Clinical and laboratory data were collected and analysed from patients with Ebola virus disease (EVD) in Jui Government Hospital in Freetown, Sierra Leone, where patients with EVD were received and/or treated from October 1, 2014 to March 21, 2015 during the West Africa EVD outbreak.
The study admitted 285 patients with confirmed EVD and followed them up till the endpoint (recovery or death). EVD was confirmed by quantitative RT-PCR assays detecting blood Ebola virus (EBOV).
Among the 285 lab-confirmed EVD cases in Jui Government Hospital, 146 recovered and 139 died, with an overall survival rate of 51.23 %. Patients under the age of 6 years had a lower survival rate (37.50 %). Most non-survivors (79.86 %) died within 7 days after admission and the mean hospitalization time for non-survivors was 5.56 ± 6.11 days. More than half survivors (63.69 %) turned blood EBOV negative within 3 weeks after admission and the mean hospitalization time for survivors was 20.38 ± 7.58 days. High blood viral load (≥10(6) copies/ml) was found to be predictive of the non-survival outcome as indicated by the Receiver Operating Characteristic (ROC) curve analysis. The probability of patients’ survival was less than 15 % when blood viral load was greater than 10(6) copies/ml. Multivariate analyses showed that blood viral load (P = 0.005), confusion (P = 0.010), abdominal pain (P = 0.003), conjunctivitis (P = 0.035), and vomiting (P = 0.004) were factors independently associated with the outcomes of EVD patients.

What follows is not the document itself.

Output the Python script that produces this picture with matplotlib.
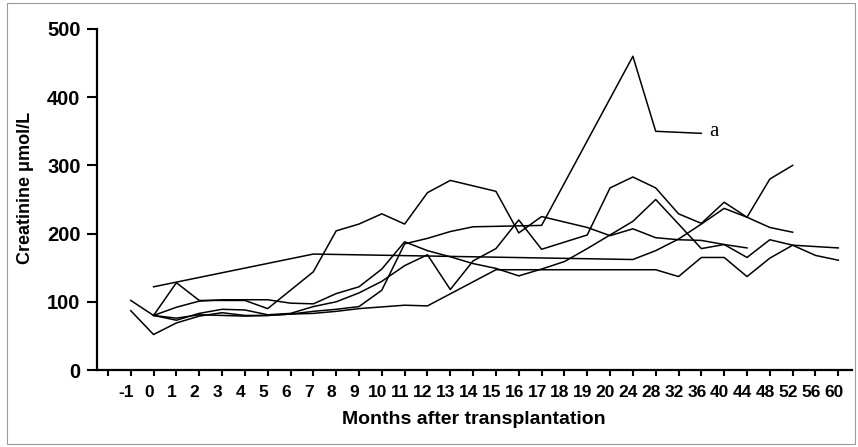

Most death occurred within 1 week after admission, and patients at the age of 6 or younger had a lower survival rate. Most surviving patients turned blood EBOV negative within 1-4 weeks after admission. Factors such as high blood viral load, confusion, abdominal pain, vomiting and conjunctivitis were associated with poor prognosis for EVD patients.